Here’s a summary of the top weapons modernization efforts Carter outlines in his speech:

  • Cyber will get “nearly $7 billion dollars in 2017 and almost $35 billion dollars over the next five years.”
  • Undersea capabilities get $8.1 billion dollars in 2017, and more than $40 billion over the next five years for nine Virginia-class attack submarines over the next five years. More of them will get “the Virginia Payload Module, which triples each submarine platform’s strike capacity from 12 Tomahawk missiles to 40.”
  • Counterterrorism gets $7.5 billion dollars in 2017 – 50 percent more than 2016.
  • Precision munitions. Carter noted “we’re starting to run low on the ones we use against terrorists the most. So we’re investing $1.8 billion dollars in 2017 to buy over 45,000 more of them.
  • Research and development spending increases for the second year in a row, up to $71.4 billion dollars.
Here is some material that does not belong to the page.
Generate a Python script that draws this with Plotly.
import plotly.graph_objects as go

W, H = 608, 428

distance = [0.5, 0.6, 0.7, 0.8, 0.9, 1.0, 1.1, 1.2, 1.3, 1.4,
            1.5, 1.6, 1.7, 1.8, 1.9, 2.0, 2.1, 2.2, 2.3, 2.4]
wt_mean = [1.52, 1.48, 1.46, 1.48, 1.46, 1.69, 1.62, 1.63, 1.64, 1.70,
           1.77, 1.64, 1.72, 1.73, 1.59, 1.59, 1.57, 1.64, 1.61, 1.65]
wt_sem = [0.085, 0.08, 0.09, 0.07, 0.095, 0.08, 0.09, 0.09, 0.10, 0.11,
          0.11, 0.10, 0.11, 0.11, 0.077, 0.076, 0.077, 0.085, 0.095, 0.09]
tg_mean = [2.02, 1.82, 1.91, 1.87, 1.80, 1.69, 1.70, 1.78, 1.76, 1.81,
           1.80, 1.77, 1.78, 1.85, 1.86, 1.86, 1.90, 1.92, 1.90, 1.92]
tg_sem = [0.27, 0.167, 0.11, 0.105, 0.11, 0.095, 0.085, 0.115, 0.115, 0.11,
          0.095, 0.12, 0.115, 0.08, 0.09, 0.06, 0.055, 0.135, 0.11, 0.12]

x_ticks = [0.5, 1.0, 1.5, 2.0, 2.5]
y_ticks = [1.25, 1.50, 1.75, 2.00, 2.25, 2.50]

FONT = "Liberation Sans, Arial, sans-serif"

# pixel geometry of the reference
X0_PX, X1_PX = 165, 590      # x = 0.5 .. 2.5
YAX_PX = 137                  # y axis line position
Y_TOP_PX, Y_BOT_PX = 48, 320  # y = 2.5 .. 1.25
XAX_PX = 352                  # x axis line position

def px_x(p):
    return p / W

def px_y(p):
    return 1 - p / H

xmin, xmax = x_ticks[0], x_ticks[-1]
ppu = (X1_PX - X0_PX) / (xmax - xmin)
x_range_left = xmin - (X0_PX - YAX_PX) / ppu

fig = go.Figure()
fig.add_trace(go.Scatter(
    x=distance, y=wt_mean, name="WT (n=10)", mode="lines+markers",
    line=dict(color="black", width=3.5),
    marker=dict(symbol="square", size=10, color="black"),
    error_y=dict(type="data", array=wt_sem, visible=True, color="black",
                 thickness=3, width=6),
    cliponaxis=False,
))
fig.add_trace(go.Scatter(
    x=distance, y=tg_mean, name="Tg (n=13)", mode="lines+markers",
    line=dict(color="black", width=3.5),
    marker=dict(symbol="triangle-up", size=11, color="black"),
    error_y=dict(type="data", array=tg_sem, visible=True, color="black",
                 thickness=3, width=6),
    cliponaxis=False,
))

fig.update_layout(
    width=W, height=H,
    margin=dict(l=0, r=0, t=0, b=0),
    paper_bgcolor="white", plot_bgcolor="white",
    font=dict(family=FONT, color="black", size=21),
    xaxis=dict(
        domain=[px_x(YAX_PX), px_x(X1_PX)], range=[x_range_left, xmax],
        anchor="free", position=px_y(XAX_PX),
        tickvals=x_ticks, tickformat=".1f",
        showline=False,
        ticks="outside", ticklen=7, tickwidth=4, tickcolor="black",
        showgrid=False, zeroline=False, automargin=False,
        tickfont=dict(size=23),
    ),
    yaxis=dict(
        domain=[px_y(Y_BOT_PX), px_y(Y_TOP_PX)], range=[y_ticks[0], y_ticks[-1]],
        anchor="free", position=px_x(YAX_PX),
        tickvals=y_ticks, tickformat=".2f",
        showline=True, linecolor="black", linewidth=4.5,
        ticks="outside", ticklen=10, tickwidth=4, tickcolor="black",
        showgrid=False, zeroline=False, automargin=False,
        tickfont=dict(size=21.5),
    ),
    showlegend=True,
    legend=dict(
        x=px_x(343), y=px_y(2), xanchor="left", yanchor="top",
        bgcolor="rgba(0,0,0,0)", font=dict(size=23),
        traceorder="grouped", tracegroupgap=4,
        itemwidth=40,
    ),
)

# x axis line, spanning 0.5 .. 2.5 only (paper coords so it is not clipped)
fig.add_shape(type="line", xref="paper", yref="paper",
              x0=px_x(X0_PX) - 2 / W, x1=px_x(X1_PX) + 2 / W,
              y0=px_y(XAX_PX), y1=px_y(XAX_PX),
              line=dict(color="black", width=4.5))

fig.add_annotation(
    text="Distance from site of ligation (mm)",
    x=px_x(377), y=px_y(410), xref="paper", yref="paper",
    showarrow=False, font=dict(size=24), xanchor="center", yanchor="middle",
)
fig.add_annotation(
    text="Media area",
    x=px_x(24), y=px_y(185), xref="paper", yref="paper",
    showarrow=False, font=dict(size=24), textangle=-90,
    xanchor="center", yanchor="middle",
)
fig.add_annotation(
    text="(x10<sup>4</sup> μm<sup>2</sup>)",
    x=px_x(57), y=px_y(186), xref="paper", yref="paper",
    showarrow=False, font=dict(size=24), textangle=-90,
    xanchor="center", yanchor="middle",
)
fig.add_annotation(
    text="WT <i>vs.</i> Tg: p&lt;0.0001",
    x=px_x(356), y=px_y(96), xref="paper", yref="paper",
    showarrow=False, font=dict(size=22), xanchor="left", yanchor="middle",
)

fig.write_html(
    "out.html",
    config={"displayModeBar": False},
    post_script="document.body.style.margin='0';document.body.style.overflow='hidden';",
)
Carter highlighted work of the little-known Strategic Capabilities Office, which he created when he was Deputy Defense Secretary. (Click here for e a separate, in-depth story about SCO).

These aren’t huge sums by Pentagon standards: This isn’t a build-up, it’s a shift that stays within current toplines and force structure. “Instead of arguing a lot, trying to get a bigger force,” the senior defense official said, “let’s reshape the force so it can meet these requirements….with a specific emphasis in the program on being able to bolster conventional deterrence against our two high-end adversaries, Russia and China; being able to continue our fight in the Middle East; and making sure that we would be able to respond to Iran and North Korea.”
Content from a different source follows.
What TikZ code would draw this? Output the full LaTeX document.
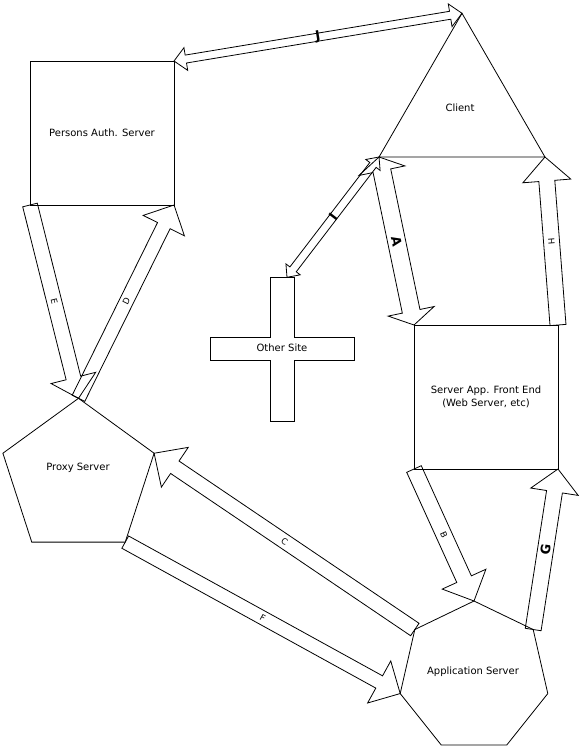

The four states are certainly not equal. While Iran and North Korea have been consistently hostile for a generation, Russia and China have become much more hostile of late, and they were always far more powerful. Despite all their differences, Russia and China pose some very similar threats. They both posses nuclear weapons, cyber/electronic warfare capabilities, increasingly sophisticated naval and air power, and the complex layering of long-range sensors, communications, and missiles — anti-aircraft, anti-ship, and land attack — known as “anti-access/area denial.”

US and Russian warships

US and Russian warships

“When you’re going up against top-end competitors like Russia and China, you will hear a lot about the A2/AD threat,” the official said. “The advanced capabilities that you might buy are very similar and can be used in both potential theaters of operation,” just with a maritime tilt in the Asia-Pacific and a continental emphasis in Europe.

For naval warfare specifically, Carter has ordered the Navy to cut back on the lightweight Littoral Combat Ship to invest more in destroyers, strike aircraft, and missiles.

“In the Pacific, a large surface combatant” — such as a destroyer — “is better than a small surface combatant” — such as a Littoral Combat Ship — “because it can do ballistic missile defense, it can do ASW [anti-submarine warfare], it can do all those things.” US naval forces have focused on attacking land targets, not enemy fleets, ever since the first Tomahawk strikes on Iraq in 1991, but that too is changing.

“There’s going to be a lot of stuff coming off airplanes and off ships that is going to, we believe, reassert surface dominance,” the official said. “We’re very confident in our undersea dominance.”

“We’re probably most stressed right now in the air, against these advanced SAMs (Surface to Air Missiles),” the official went on. “We’re spending a lot of money on the F-35 [Joint Strike Fighter] and the Long-Range [Strike] Bomber, which provide us the stealthy capabilities to go up against these things.

Stealth is key. “Compared to the top end competitors that we have, F-35 is better than A-10, because A-10 wouldn’t survive against a Russia or a China,” the official said. “It’s terrific in the counter-ISIL fight.”

What about ground forces? That’s a work in progress, the official said frankly. “Both the Marine corps and the Army are trying to figure out…this high technology battlefield that they might face against these high end competitors — primarily Russia, because we don’t anticipate a ground fight against China,” he said.

Army photo

US and Chinese troops conduct a disaster relief exercise on Hainan Island in January, 2015

“The Defense Science Board said combined arms maneuver in 21st century will be a combination of fire and maneuver, EW and cyber on the tactical battlefield,” the first official said. “We haven’t got the operational concept yet to really tell us how to do that. Once we get that operational concept, we’ll start to make investments.”

“We have a ground force SPR this year, a ground combat Strategic Portfolio Review, and so in ’18 we’ll be making recommendations” for the Army, he said.

For example, the 2017 budget doesn’t accelerate the Army’s electronic warfare program, which on the current schedule can’t afford a long-range jammer until 2023. That struck me as at odds with both the Russians’ devastating use of EW in Ukraine and the emphasis DoD leaders have put on electronic warfare.

This year, “we really focused on air and sea EW and we focused on cyber because we felt those were the pressing needs,” the official replied. There’s about $7 billion in the budget for cyber in ’17 and $35 billion over five years.

But Deputy Secretary Bob Work’s executive committee on electronic warfare will probably make major recommendations for the 2018 budget and beyond. “The EXCOM is supposed to tell us where is our best bang for the buck,” the official said. “We’re going to be taking a look, a hard work, on what more we can do on EW this year.”